Artemis II Lunar launch delayed by cold weather

NASA has postponed the historic Artemis II mission, the first crewed lunar flight in over half a century, due to forecasted near-freezing temperatures at Kennedy Space Center.
The launch, which would send four astronauts on a journey around the Moon and back, is now targeted for no earlier than 8 February 2026-a two-day delay from the initial schedule. The decision was announced following the cancellation of a critical fueling test for the 322-foot (98-meter) Space Launch System (SLS) rocket originally planned for this weekend. This delay compresses the available launch window, leaving NASA with only three potential days in early February before the opportunity slips into March.
“Any additional delays would result in a day-for-day change,” the agency stated, highlighting the mission’s sensitivity to scheduling constraints. The agency is actively adapting systems, including rocket-purging operations and capsule heaters, to mitigate the cold-weather risks.

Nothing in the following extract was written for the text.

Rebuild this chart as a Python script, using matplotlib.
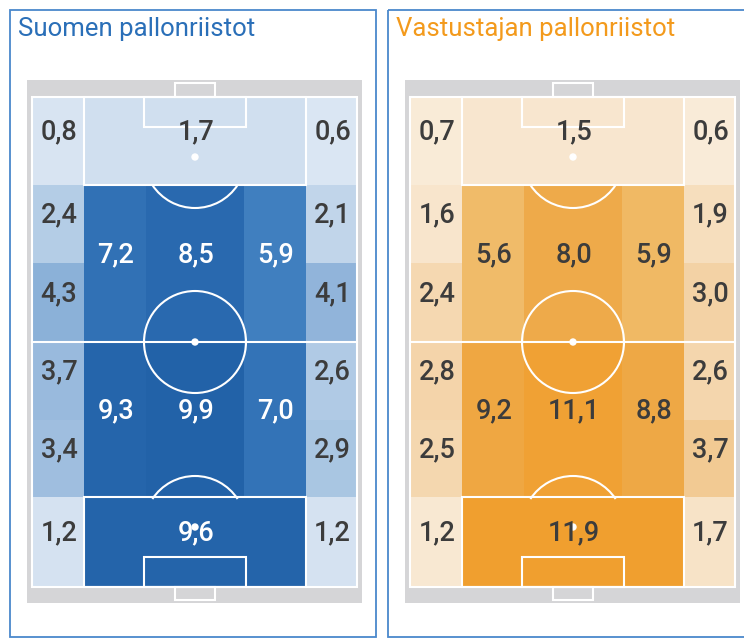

The postponement adds complexity to NASA’s tightly choreographed launch manifest. The Artemis II mission must now compete with the urgent launch of a fresh crew to the International Space Station (ISS), a flight that was accelerated due to the early medical return of the current station crew.
Mission managers confirmed that the lunar flight will take priority if it can launch by 11 February, the final possible date this month.
If Artemis II launches by that deadline, the subsequent ISS crew rotation would be delayed until the Artemis astronauts return to Earth later in February. The highly anticipated mission marks a return to deep-space human exploration, last undertaken during the Apollo 17 mission in 1972.
A successful dress rehearsal for the rocket is now scheduled for Monday, pending favourable weather conditions.